42 Views Asked by At

I'm new to learning about perceptrons, but I saw a proof (for perceptron for binary classification with the caveat of forcing the separator through the origin) that, assuming the data is linearly separable along with two other assumptions:

  1. There exists $\theta^*$ such that $y^{i} * (\frac{\theta^* \cdot x^{i}}{||\theta^*||}) \geq \gamma \gt 0$ for all $i$, (where $\theta^*$ represents the normal vector to the linear separator, and which points toward a positive classification (as opposed to negative, for the two classes); $y^i$ the correct label, and $x^i$ the data point);
  2. $||x^i|| \leq R$, for some $R \gt 0$.

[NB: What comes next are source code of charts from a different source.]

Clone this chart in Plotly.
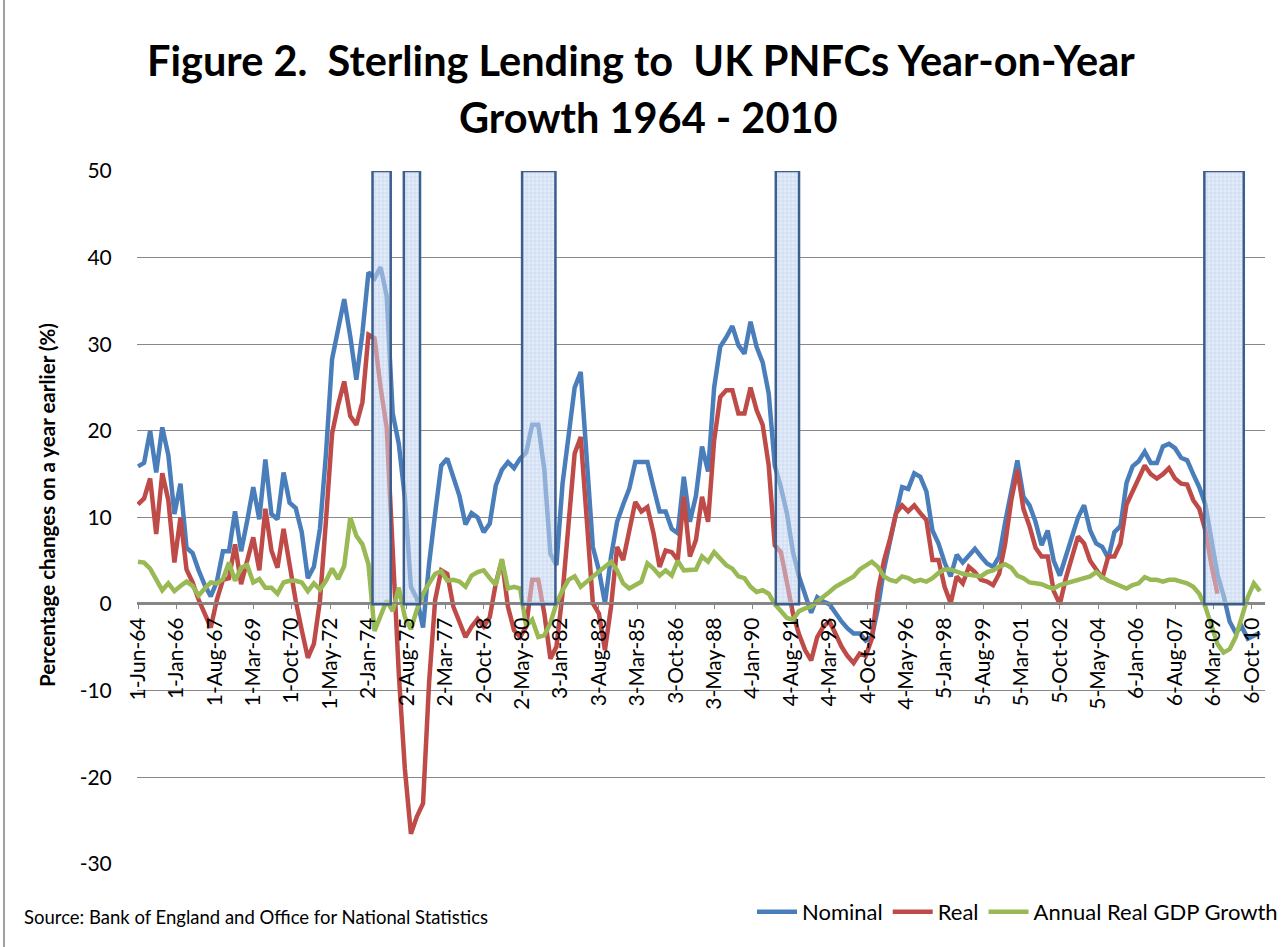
import plotly.graph_objects as go

# ---------------- data (quarterly, starting Jun-1964) ----------------
nominal = [15.9,16.3,20.0,15.2,20.4,17.2,10.4,13.9,6.5,5.9,
 3.9,2.2,0.9,2.6,6.1,6.1,10.7,6.1,9.6,13.5,
 9.8,16.7,10.4,9.8,15.2,11.7,11.1,8.3,3.0,4.3,
 8.7,17.4,28.3,31.5,35.2,30.9,25.9,31.3,38.3,37.6,
 38.9,35.6,22.0,18.5,12.3,2.0,0.6,-2.7,4.7,10.5,
 16.0,16.8,14.7,12.5,9.2,10.5,10.0,8.3,9.3,13.7,
 15.5,16.4,15.7,16.8,17.5,20.7,20.7,15.5,5.8,4.5,
 13.9,20.0,25.0,26.8,16.6,6.6,3.9,0.1,5.5,9.5,
 11.5,13.3,16.4,16.4,16.4,13.5,10.7,10.7,8.7,8.2,
 14.7,9.5,12.5,18.2,15.3,25.0,29.7,30.8,32.1,29.9,
 28.9,32.6,29.7,27.9,24.3,16.0,13.5,10.5,6.0,3.2,
 1.2,-1.0,0.8,0.3,0.0,-1.1,-2.0,-2.8,-3.4,-3.4,
 -4.2,-3.8,-0.5,4.0,7.5,10.5,13.5,13.3,15.1,14.7,
 13.0,8.5,7.0,4.8,3.2,5.7,4.8,5.6,6.4,5.5,
 4.7,4.3,5.5,9.5,13.0,16.6,12.4,11.4,9.5,6.8,
 8.5,5.0,3.3,5.5,8.0,10.0,11.4,8.5,7.0,6.6,
 5.3,8.3,9.0,14.0,15.9,16.5,17.6,16.3,16.3,18.2,
 18.5,18.0,16.9,16.6,15.0,13.5,11.5,7.5,3.4,1.0,
 -2.0,-3.3,-2.6,-4.0,-3.6,-3.3]

real = [11.5,12.2,14.5,8.1,15.1,12.0,4.8,10.0,4.0,2.5,
 0.5,-1.2,-2.7,0.5,2.8,3.0,6.9,2.3,5.0,7.7,
 3.9,11.0,6.2,4.2,8.7,4.2,0.4,-3.0,-6.2,-4.6,
 0.4,9.7,19.7,23.0,25.7,21.7,20.7,23.3,31.1,30.7,
 25.0,20.4,6.0,-8.0,-19.0,-26.5,-24.5,-23.0,-9.0,0.5,
 3.9,3.5,-0.3,-2.2,-3.8,-2.6,-1.7,-2.6,-1.5,2.4,
 5.1,-0.3,-3.0,-3.8,-2.6,2.8,2.8,-1.1,-6.3,-4.9,
 1.2,9.3,17.4,19.3,10.0,0.1,-1.1,-5.3,-0.3,6.6,
 5.1,8.5,11.8,10.7,11.2,8.2,4.3,6.2,6.0,5.1,
 12.4,5.5,7.4,12.4,9.5,18.9,23.9,24.7,24.7,22.0,
 22.0,25.0,22.4,20.7,16.0,6.8,6.0,2.5,-1.1,-3.5,
 -5.3,-6.5,-3.8,-2.6,-2.0,-3.4,-4.9,-6.0,-6.8,-5.7,
 -6.0,-4.0,1.5,5.0,7.5,10.5,11.4,10.7,11.4,10.5,
 9.7,5.1,5.1,2.0,0.1,3.2,2.4,4.3,3.7,2.8,
 2.6,2.2,3.5,7.0,12.0,15.5,11.0,9.0,6.5,5.5,
 5.5,1.5,0.0,3.0,5.5,7.8,7.0,5.0,4.0,3.0,
 5.5,5.5,7.0,11.5,13.0,14.5,16.0,15.0,14.5,15.0,
 15.7,14.5,13.9,13.8,12.0,11.0,8.5,4.5,1.2]

gdp = [4.9,4.8,4.1,2.9,1.6,2.4,1.5,2.1,2.6,2.1,
 1.0,1.8,2.5,2.4,2.9,4.8,2.7,4.2,4.5,2.5,
 2.9,1.9,1.9,1.2,2.5,2.7,2.7,2.5,1.5,2.4,
 1.7,2.7,4.1,2.9,4.4,10.0,7.9,6.9,4.6,-3.1,
 -1.2,0.4,-0.8,1.9,-1.5,-2.9,-0.6,1.2,2.4,3.5,
 3.8,2.7,2.8,2.6,2.0,3.3,3.7,3.9,3.0,2.2,
 5.2,1.8,2.0,1.8,-2.5,-1.8,-3.8,-3.6,-2.2,0.1,
 1.6,2.8,3.2,2.0,2.6,3.2,3.7,4.3,4.9,3.9,
 2.4,1.8,2.2,2.6,4.7,4.1,3.3,3.9,3.3,5.0,
 3.9,3.9,4.0,5.5,4.9,6.0,5.3,4.5,4.1,3.2,
 3.0,2.0,1.4,1.6,1.2,0.0,-0.8,-1.6,-1.8,-0.8,
 -0.5,-0.3,0.3,0.8,1.4,2.0,2.4,2.8,3.2,4.0,
 4.5,4.9,4.3,3.2,2.8,2.6,3.2,3.0,2.6,2.8,
 2.6,3.0,3.6,4.0,4.0,3.7,3.5,3.4,3.3,3.2,
 3.7,3.9,4.3,4.6,4.2,3.3,3.0,2.5,2.4,2.3,
 2.0,1.8,2.2,2.4,2.6,2.8,3.0,3.2,3.7,3.1,
 2.7,2.4,2.2,1.8,2.2,2.4,3.1,2.8,2.8,2.6,
 2.8,2.8,2.6,2.4,2.0,1.2,-0.3,-2.5,-4.6,-5.6,
 -5.2,-3.8,-1.6,0.8,2.4,1.5]

tick_labels = ["1-Jun-64","1-Jan-66","1-Aug-67","1-Mar-69","1-Oct-70","1-May-72",
 "2-Jan-74","2-Aug-75","2-Mar-77","2-Oct-78","2-May-80","3-Jan-82","3-Aug-83",
 "3-Mar-85","3-Oct-86","3-May-88","4-Jan-90","4-Aug-91","4-Mar-93","4-Oct-94",
 "4-May-96","5-Jan-98","5-Aug-99","5-Mar-01","5-Oct-02","5-May-04","6-Jan-06",
 "6-Aug-07","6-Mar-09","6-Oct-10"]
label_step_months = 19

y_ticks = [-30, -20, -10, 0, 10, 20, 30, 40, 50]

# recession periods (months after Jun-1964)
recession_start = [116, 131.5, 190, 315.5, 527.5]
recession_end = [125, 139.5, 206.5, 327, 547]
recession_top = 50

# ---------------- layout helpers ----------------
W, H = 1283, 947
ML, MR, MT, MB = 137, 18, 171, 83
PW, PH = W - ML - MR, H - MT - MB

def px(x):
    return (x - ML) / PW

def py(y):
    return (H - MB - y) / PH

months = lambda series: [3 * i for i in range(len(series))]

BLUE, RED, GREEN = "#4A7EBB", "#BE4B48", "#98B954"
BOX = "#3B5E8C"
FONT = "Lato"

fig = go.Figure()

# patterned recession boxes (underneath)
fig.add_trace(go.Bar(
    x=[(s + e) / 2 for s, e in zip(recession_start, recession_end)],
    y=[recession_top] * len(recession_start),
    width=[e - s for s, e in zip(recession_start, recession_end)],
    base=0, showlegend=False, hoverinfo="skip",
    marker=dict(color="#EEF3FB", line=dict(width=0),
                pattern=dict(shape="+", fgcolor="#8FADDC", bgcolor="#F4F7FC", size=4, solidity=0.4)),
))

fig.add_trace(go.Scatter(x=months(nominal), y=nominal, name="Nominal", mode="lines",
                         line=dict(color=BLUE, width=4.5)))
fig.add_trace(go.Scatter(x=months(real), y=real, name="Real", mode="lines",
                         line=dict(color=RED, width=4.5)))
fig.add_trace(go.Scatter(x=months(gdp), y=gdp, name="Annual Real GDP Growth", mode="lines",
                         line=dict(color=GREEN, width=4.5)))

# translucent veil + outline of the recession boxes (above the lines)
for s, e in zip(recession_start, recession_end):
    fig.add_shape(type="rect", xref="x", yref="y", x0=s, x1=e, y0=0, y1=recession_top,
                  fillcolor="rgba(214,226,245,0.5)", line=dict(color=BOX, width=2.5),
                  layer="above")

# chart border on left
fig.add_shape(type="line", xref="paper", yref="paper", x0=px(4), x1=px(4), y0=py(0), y1=py(H),
              line=dict(color="#A0A0A0", width=2))

annotations = [
    dict(text="<b>Figure 2.  Sterling Lending to  UK PNFCs Year-on-Year</b>", x=px(641), y=py(60),
         font=dict(size=41.5, family=FONT, color="black")),
    dict(text="<b>Growth 1964 - 2010</b>", x=px(648), y=py(117),
         font=dict(size=41.5, family=FONT, color="black")),
    dict(text="<b>Percentage changes on a year earlier (%)</b>", x=px(47), y=py(505), textangle=-90,
         font=dict(size=20.5, family=FONT, color="black")),
    dict(text="Source: Bank of England and Office for National Statistics", x=px(22), y=py(917),
         xanchor="left", font=dict(size=18.5, family=FONT, color="black")),
]
for a in annotations:
    a.setdefault("xanchor", "center")
    fig.add_annotation(xref="paper", yref="paper", yanchor="middle", showarrow=False, **a)

fig.update_layout(
    width=W, height=H,
    margin=dict(l=ML, r=MR, t=MT, b=MB, autoexpand=False),
    paper_bgcolor="white", plot_bgcolor="white",
    font=dict(family=FONT, color="black"),
    showlegend=True,
    legend=dict(orientation="h", x=px(1283), xanchor="right", y=py(912), yanchor="middle",
                font=dict(size=22, family=FONT), itemwidth=40, bgcolor="rgba(0,0,0,0)",
                tracegroupgap=0),
    xaxis=dict(range=[-0.5, 557.5], tickmode="array",
               tickvals=[label_step_months * i for i in range(len(tick_labels))],
               ticktext=tick_labels, tickangle=-90, tickfont=dict(size=21, family=FONT),
               showgrid=False, zeroline=False, showline=True, linecolor="#868686", linewidth=1.5,
               anchor="free", position=py(603.3), ticks="outside", ticklen=5,
               tickcolor="#868686"),
    yaxis=dict(range=[-30, 50], tickmode="array", tickvals=y_ticks,
               ticktext=[str(v) for v in y_ticks],
               showgrid=True, gridcolor="#888888", gridwidth=1.3,
               zeroline=False, showline=False, tickfont=dict(size=21, family=FONT),
               ticks="outside", ticklen=20, tickcolor="rgba(0,0,0,0)"),
)

fig.write_html("out.html", config={"displayModeBar": False},
               post_script="document.body.style.margin='0';")
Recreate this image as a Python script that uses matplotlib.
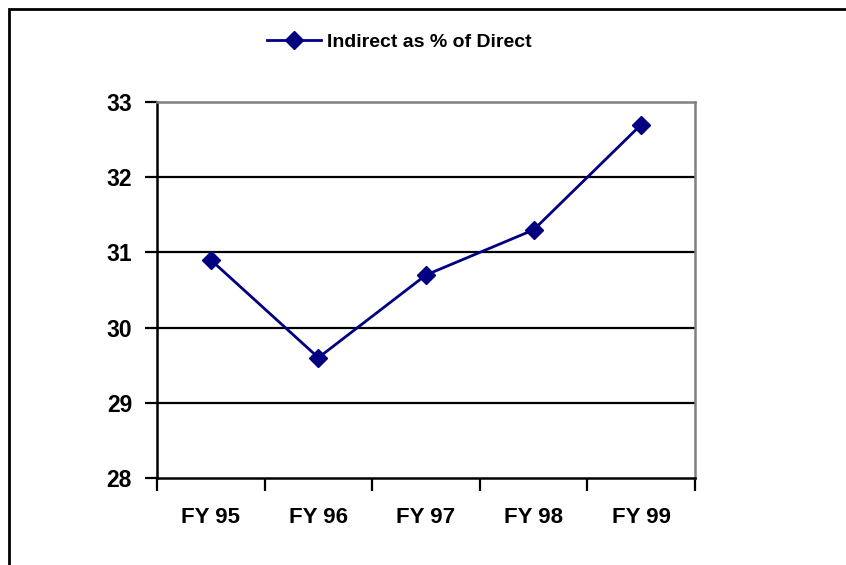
import matplotlib
matplotlib.use("Agg")
import matplotlib.pyplot as plt
from matplotlib.patches import Rectangle

categories = ["FY 95", "FY 96", "FY 97", "FY 98", "FY 99"]
values = [30.9, 29.6, 30.7, 31.3, 32.7]
series_name = "Indirect as % of Direct"
y_ticks = [28, 29, 30, 31, 32, 33]

tick_family = "Liberation Sans"

fig = plt.figure(figsize=(8.46, 5.65), dpi=100)
ax = fig.add_axes([157/846, 1-478/565, (695-157)/846, (478-102)/565])

x = list(range(len(categories)))
line, = ax.plot(x, values, color="#000080", lw=2.0, marker="D", markersize=9,
                markerfacecolor="#000080", markeredgecolor="#000080", zorder=5,
                label=series_name)

ax.set_xlim(-0.5, len(categories) - 0.5)
ax.set_ylim(28, 33)
ax.set_yticks(y_ticks)
ax.set_yticklabels([str(t) for t in y_ticks], fontfamily=tick_family,
                   fontweight="bold", fontsize=16.5)
for t in y_ticks[1:-1]:
    ax.axhline(t, color="black", lw=1.6, zorder=1)

ax.set_xticks([i - 0.5 for i in range(len(categories) + 1)])
ax.set_xticklabels([])
ax.set_xticks(x, minor=True)
ax.set_xticklabels(categories, minor=True, fontfamily=tick_family,
                   fontweight="bold", fontsize=16)
ax.tick_params(axis="x", which="minor", length=0, pad=21)
ax.tick_params(axis="x", which="major", length=9, width=1.6, direction="out", color="black")
ax.tick_params(axis="y", length=9, width=1.6, direction="out", color="black", pad=9)

ax.spines["left"].set_color("black")
ax.spines["left"].set_linewidth(1.8)
ax.spines["bottom"].set_color("black")
ax.spines["bottom"].set_linewidth(1.8)
ax.spines["top"].set_color("#808080")
ax.spines["top"].set_linewidth(1.8)
ax.spines["right"].set_color("#808080")
ax.spines["right"].set_linewidth(1.8)

leg = fig.legend(handles=[line], loc="center", bbox_to_anchor=(399/846, 1-42/565),
                 frameon=False, prop={"family": "Liberation Sans", "weight": "bold", "size": 14},
                 handlelength=2.8, handletextpad=0.3, borderpad=0)

fig.patches.append(Rectangle((9/846, -0.1), 1.2, 1.1 - 9/565, transform=fig.transFigure,
                             fill=False, edgecolor="black", lw=2.0))

fig.savefig("out.png", dpi=100)
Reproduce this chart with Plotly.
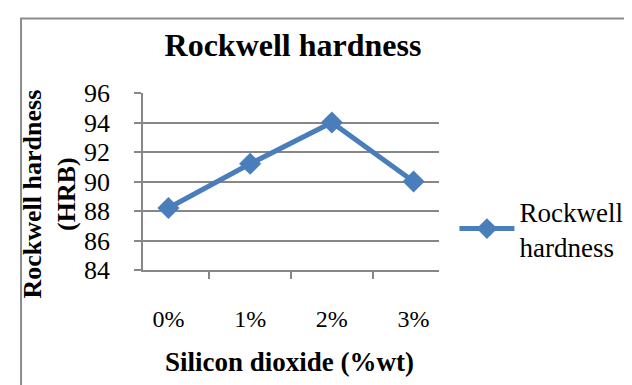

that there is an upper-bound on the number of "mistakes" (updates, or in other words changes made to the parameters defining the linear separator) made by the perceptron algorithm (that happens to be at most $(\frac{R}{\gamma})^2$).

My question is whether during the process of the perceptron algorithm (be it for perceptron forced through the origin or in general, where a constant $\theta$ term is also permitted in the equation for its linear separator) for linearly-separable data, whether it monotonically converges? In other words, for each mistake/update that the perceptron algorithm makes to the parameters describing the linear separator, does it's predicted separator "get closer" to one that successfully separates that data?

As a concrete example, if we force perceptron to draw its linear separator through the origin, and restrict our data points to be in 2D, and knew of some linear separator already (ie visually) that could separate that data, would the perceptron algorithm in this case have the angle between its predicted separator line and that of this known successful one always decrease (or at least, not increase) for each update it makes to the parameters describing its separator?